This section of oval bone was sliced from a large sperm whale’s pan or jaw bone, then shaved thin, smoothed, and polished. It is extremely unusual, in that the carved scene details a specific event with names and a date. An engraved three-line inscription across the top of the plaque reads:
Joachn Pereiz July 20th 1839,
Fast to a whale got a foul line which took the boat down
American ship Averick in sight
Below the inscription the large whaler Averick sails with four whaleboats in the foreground. The boat on the right is halfway underwater. On the left, smaller, more distant whaleship sails in the background behind a pod of five whales.
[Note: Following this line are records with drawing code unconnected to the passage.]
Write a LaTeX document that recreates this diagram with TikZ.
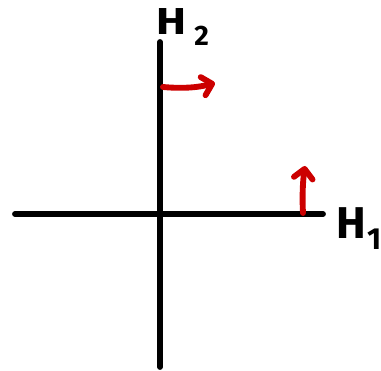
\documentclass[tikz,border=0pt]{standalone}
\usepackage{fontspec}
\setmainfont{Fira Sans}
\usetikzlibrary{arrows.meta}

\definecolor{penred}{RGB}{204,0,0}

\tikzset{
  axis/.style={line width=5pt, line cap=round},
  move/.style={penred, line width=5pt, line cap=round,
    -{Straight Barb[length=8pt, width=16pt, line cap=round, round]}},
  lab/.style={inner sep=0pt, font=\bfseries\fontsize{32}{32}\selectfont}
}

\begin{document}
\begin{tikzpicture}[x=0.03cm, y=-0.03cm]
  \useasboundingbox (0,0) rectangle (381,371);

  % axes
  \coordinate (top) at (160,42);
  \coordinate (bot) at (160,367);
  \coordinate (lft) at (15,214);
  \coordinate (rgt) at (323,214);
  \draw[axis] (top) -- (bot);
  \draw[axis] (lft) -- (rgt);

  % labels
  \node[lab, anchor=base west] (h2) at (156,35)
    {\scalebox{1.2}[1]{H}\hspace{7pt}\raisebox{-9pt}{\fontsize{24}{24}\selectfont 2}};
  \node[lab, anchor=base west, font=\bfseries\fontsize{38}{38}\selectfont] (h1) at (336,239)
    {H\hspace{1pt}\raisebox{-9pt}{\fontsize{26}{26}\selectfont 1}};

  % red arrows
  \coordinate (a1) at (163,87);
  \coordinate (b1) at (215,83);
  \draw[move] (a1) .. controls (185,89) and (200,87) .. (b1);
  \coordinate (a2) at (303,213);
  \coordinate (b2) at (305,166);
  \draw[move] (a2) .. controls (302,195) and (303,180) .. (b2);
\end{tikzpicture}
\end{document}
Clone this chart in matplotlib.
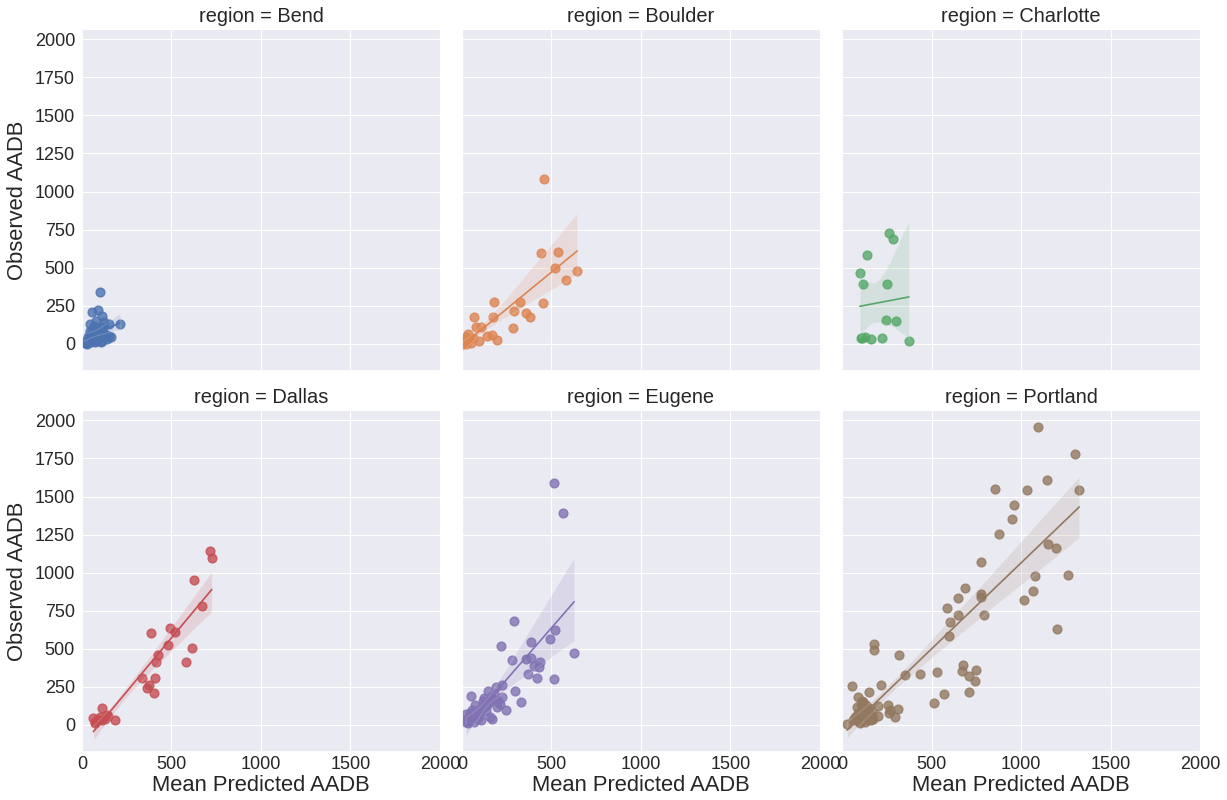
import numpy as np
import pandas as pd
import matplotlib
matplotlib.use("Agg")
import matplotlib.pyplot as plt
import seaborn as sns

regions = ["Bend", "Boulder", "Charlotte", "Dallas", "Eugene", "Portland"]

bend_x = [101, 58, 92, 110, 213, 150, 45, 80, 120, 100, 60, 40, 70, 150, 130, 30, 50, 20, 90, 110,
          60, 80, 100, 125, 70, 40, 25, 35, 55, 75, 95, 135, 140, 160, 85, 65, 45, 115, 105, 30,
          15, 10, 50, 65, 90]
bend_y = [341, 210, 220, 185, 128, 130, 130, 150, 110, 90, 100, 60, 70, 50, 45, 20, 10, 5, 30, 20,
          40, 60, 110, 140, 120, 30, 15, 45, 25, 15, 50, 60, 30, 45, 80, 55, 85, 75, 15, 0,
          5, 10, 35, 20, 40]

boulder_x = [457, 444, 535, 522, 644, 579, 453, 322, 180, 288, 360, 382, 176, 69, 285, 77, 107, 139,
             167, 198, 97, 35, 20, 20, 10, 40, 50, 30, 60, 25, 5, 15]
boulder_y = [1084, 599, 605, 496, 479, 418, 271, 277, 275, 216, 205, 177, 173, 173, 103, 107, 107, 52,
             59, 26, 20, 63, 10, 0, 10, 30, 5, 20, 40, 45, 0, 25]

charlotte_x = [264, 285, 140, 99, 115, 251, 246, 302, 108, 127, 164, 223, 374, 110]
charlotte_y = [727, 690, 586, 468, 395, 395, 158, 147, 37, 43, 29, 37, 18, 35]

dallas_x = [715, 725, 625, 669, 388, 494, 517, 478, 612, 425, 416, 579, 335, 410, 376, 363, 404,
            110, 182, 139, 64, 73, 90, 129, 146, 82, 110, 100, 75]
dallas_y = [1141, 1093, 951, 780, 601, 634, 612, 523, 505, 461, 413, 413, 306, 310, 262, 242, 212,
            114, 33, 66, 44, 11, 30, 40, 56, 30, 30, 50, 20]

eugene_x = [513, 564, 290, 519, 490, 386, 217, 627, 279, 358, 388, 438, 404, 429, 369, 421, 515,
            294, 330, 223, 191, 148, 49, 122, 172, 226, 195, 245, 167,
            20, 30, 40, 50, 60, 70, 80, 90, 100, 110, 120, 130, 140, 150, 35, 55, 75, 95, 115, 135,
            45, 65, 85, 105, 25, 160, 180, 200, 210, 155]
eugene_y = [1591, 1395, 684, 623, 562, 542, 518, 470, 428, 433, 437, 415, 387, 383, 334, 306, 299,
            223, 153, 262, 247, 225, 192, 177, 172, 181, 120, 98, 41,
            20, 40, 30, 60, 50, 80, 70, 100, 90, 120, 110, 140, 130, 150, 10, 100, 130, 60, 160, 90,
            80, 20, 40, 30, 70, 180, 200, 160, 140, 50]

portland_x = [854, 959, 949, 875, 777, 685, 650, 777, 775, 584, 650, 794, 601, 596, 177, 177, 317,
              676, 672, 751, 710, 744, 710, 529, 438, 350, 568, 512, 216, 56, 149, 89, 257, 313,
              270, 298, 201, 201, 28, 261,
              1094, 1302, 1146, 1036, 1325, 1150, 1197, 1080, 1265, 1067, 1015, 1202,
              80, 90, 100, 110, 120, 130, 140, 150, 160, 170, 85, 95, 105, 115, 125, 135, 145, 155,
              165, 100, 120, 140, 110, 130, 90, 75, 175, 60]
portland_y = [1552, 1445, 1351, 1252, 1071, 898, 835, 859, 840, 769, 724, 724, 675, 584, 534, 490, 461,
              393, 356, 361, 323, 290, 218, 347, 336, 330, 204, 143, 264, 257, 219, 182, 132, 103,
              99, 55, 125, 59, 7, 77,
              1954, 1779, 1609, 1541, 1541, 1185, 1165, 979, 986, 880, 818, 628,
              40, 60, 80, 100, 50, 70, 90, 110, 30, 60, 120, 20, 140, 40, 100, 130, 30, 70,
              90, 10, 150, 50, 160, 20, 80, 50, 40, 30]

region_x = [bend_x, boulder_x, charlotte_x, dallas_x, eugene_x, portland_x]
region_y = [bend_y, boulder_y, charlotte_y, dallas_y, eugene_y, portland_y]

xticks = [0, 500, 1000, 1500, 2000]
yticks = [0, 250, 500, 750, 1000, 1250, 1500, 1750, 2000]

frames = []
for name, xs, ys in zip(regions, region_x, region_y):
    frames.append(pd.DataFrame({"Mean Predicted AADB": xs, "Observed AADB": ys, "region": name}))
df = pd.concat(frames, ignore_index=True)

sns.set_theme(style="darkgrid", rc={"grid.linewidth": 0.8})
plt.rcParams["font.family"] = ["Liberation Sans", "DejaVu Sans"]

g = sns.lmplot(data=df, x="Mean Predicted AADB", y="Observed AADB", col="region", hue="region",
               col_wrap=3, height=4, aspect=1.0225, seed=0,
               scatter_kws={"s": 40}, line_kws={"lw": 1.2})
g.set(xlim=(0, 2000), ylim=(-178, 2061), xticks=xticks, yticks=yticks)
g.set_titles("region = {col_name}", size=14.4)
for ax in g.axes.flat:
    ax.tick_params(axis="x", labelsize=13, length=0, pad=3)
    ax.tick_params(axis="y", labelsize=13, length=0, pad=5)
    ax.xaxis.label.set_size(15.8)
    ax.yaxis.label.set_size(15.8)
    ax.xaxis.labelpad = 1
    ax.yaxis.labelpad = 5
g.fig.set_size_inches(12.27, 8)
g.fig.subplots_adjust(left=0.0668, right=0.978, bottom=0.06, top=0.9625, wspace=0.0615, hspace=0.118)
g.fig.savefig("out.png", dpi=100)
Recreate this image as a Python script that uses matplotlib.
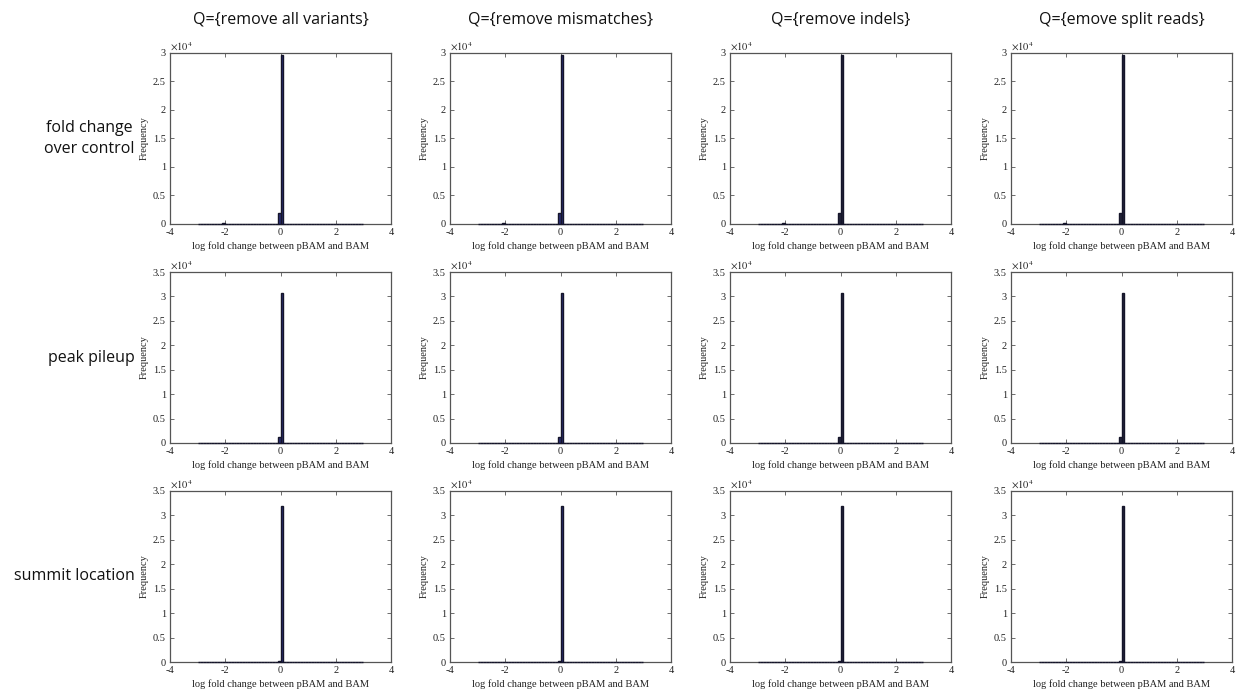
import numpy as np
import matplotlib
matplotlib.use('Agg')
import matplotlib.pyplot as plt

plt.rcParams['axes.unicode_minus'] = False
plt.rcParams['mathtext.fontset'] = 'stix'

# ---- data -----------------------------------------------------------
col_titles = ['Q={remove all variants}', 'Q={remove mismatches}',
              'Q={remove indels}', 'Q={emove split reads}']
row_labels = ['fold change\nover control', 'peak pileup', 'summit location']

# histogram bins span -3..3 with width 0.1 (MATLAB hist style)
bin_lo, bin_hi, bin_w = -3.0, 3.0, 0.1

# non-empty bins: left edges and counts, per row (same for every column)
row1_edges = [-2.1, -0.1, 0.0]
row1_counts = [120, 2000, 29700]
row2_edges = [-0.1, 0.0]
row2_counts = [1300, 30600]
row3_edges = [-0.1, 0.0]
row3_counts = [300, 31900]
row_edges = [row1_edges, row2_edges, row3_edges]
row_counts = [row1_counts, row2_counts, row3_counts]

ylim_top = [3.0, 3.5, 3.5]          # in units of 1e4
xticks = [-4, -2, 0, 2, 4]
xtick_labels = ['-4', '-2', '0', '2', '4']

# ---- layout ---------------------------------------------------------
W, H = 1239, 691
fig = plt.figure(figsize=(W / 100, H / 100), dpi=100)

lefts_px = [170, 450, 730, 1011]
tops_px = [53, 272, 491]
ax_w_px, ax_h_px = 221, 171

face_cols = ['#2b2f78', '#2b2f78', '#23243a', '#23243a']
spine_col = '#555555'
serif = 'Liberation Serif'
sans = 'Open Sans'

edges_all = np.arange(bin_lo, bin_hi - 1e-9, bin_w)

for r in range(3):
    for c in range(4):
        l = lefts_px[c] / W
        b = 1 - (tops_px[r] + ax_h_px) / H
        ax = fig.add_axes([l, b, ax_w_px / W, ax_h_px / H])
        counts = np.zeros(len(edges_all))
        for e, v in zip(row_edges[r], row_counts[r]):
            idx = int(round((e - bin_lo) / bin_w))
            counts[idx] = v
        ax.bar(edges_all, counts, width=bin_w, align='edge',
               color=face_cols[c], edgecolor='#15152a', linewidth=1.0,
               zorder=3, clip_on=False)
        ax.set_xlim(-4, 4)
        ax.set_ylim(0, ylim_top[r] * 1e4)
        ax.set_xticks(xticks)
        ax.set_xticklabels(xtick_labels, fontfamily=serif, fontsize=7.5)
        yt = np.arange(0, ylim_top[r] + 0.01, 0.5)
        ax.set_yticks(yt * 1e4)
        ax.set_yticklabels([('%g' % v) for v in yt], fontfamily=serif, fontsize=7.5)
        ax.tick_params(direction='in', top=True, right=True, length=3,
                       width=0.6, color=spine_col, labelcolor='#222222', pad=3)
        for s in ax.spines.values():
            s.set_color(spine_col)
            s.set_linewidth(0.9)
        ax.set_xlabel('log fold change between pBAM and BAM', fontfamily=serif,
                      fontsize=7.5, color='#222222', labelpad=3)
        ax.set_ylabel('Frequency', fontfamily=serif, fontsize=7.5,
                      color='#222222', labelpad=3)
        ax.text(0.0, 1.0, r'$\times10^{4}$', transform=ax.transAxes,
                ha='left', va='bottom', fontsize=7.5, color='#222222')
        if r == 0:
            fig.text((lefts_px[c] + ax_w_px / 2) / W, 1 - 20 / H, col_titles[c],
                     ha='center', va='center', fontfamily=sans, fontsize=11.5,
                     color='#111111')
    fig.text(135 / W, 1 - (tops_px[r] + ax_h_px / 2) / H, row_labels[r],
             ha='right', va='center', multialignment='center',
             fontfamily=sans, fontsize=11.5, color='#111111', linespacing=1.45)

fig.savefig('out.png', dpi=100, facecolor='white')
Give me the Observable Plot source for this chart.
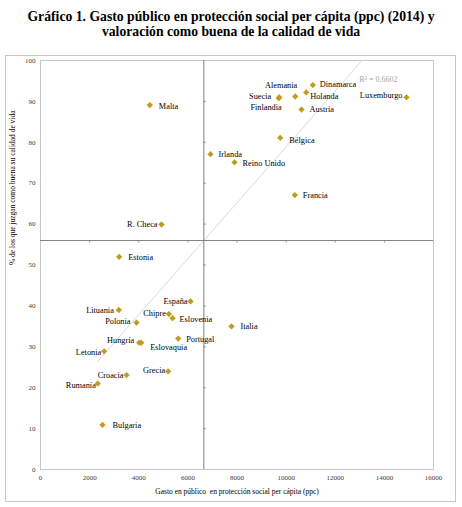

The inscription describes a common mishap aboard whaleboats sent out from the mother ship to dart and kill a whale. After a whale was hooked with a harpoon, it would commonly sound, or dive deep, to get away from the whaleboat. Aboard the whaleboat, the harpoon line had to run free as long as the whale was active. In this incident, the line fouled and the sounding whale dragged the boat underwater. Since few whalemen knew how to swim in the 19thcentury, this sort of accident meant almost certain drowning. However, the proximity of the Averick and the other whaleboats, along with the existence of the plaque commemorating the incident, suggest a happier ending for the story. In the absence of other information, Joachn Pereiz is presumed to be a boat crew of the Averick in the center of the picture. The Averick belonged to John Avery Parker & Son of New Bedford, MA and is best known for transporting the Fifth Company of Boston Protestant missionaries to Hawaii in June 1832. It was sold into the Chilean whaling fleet in 1845.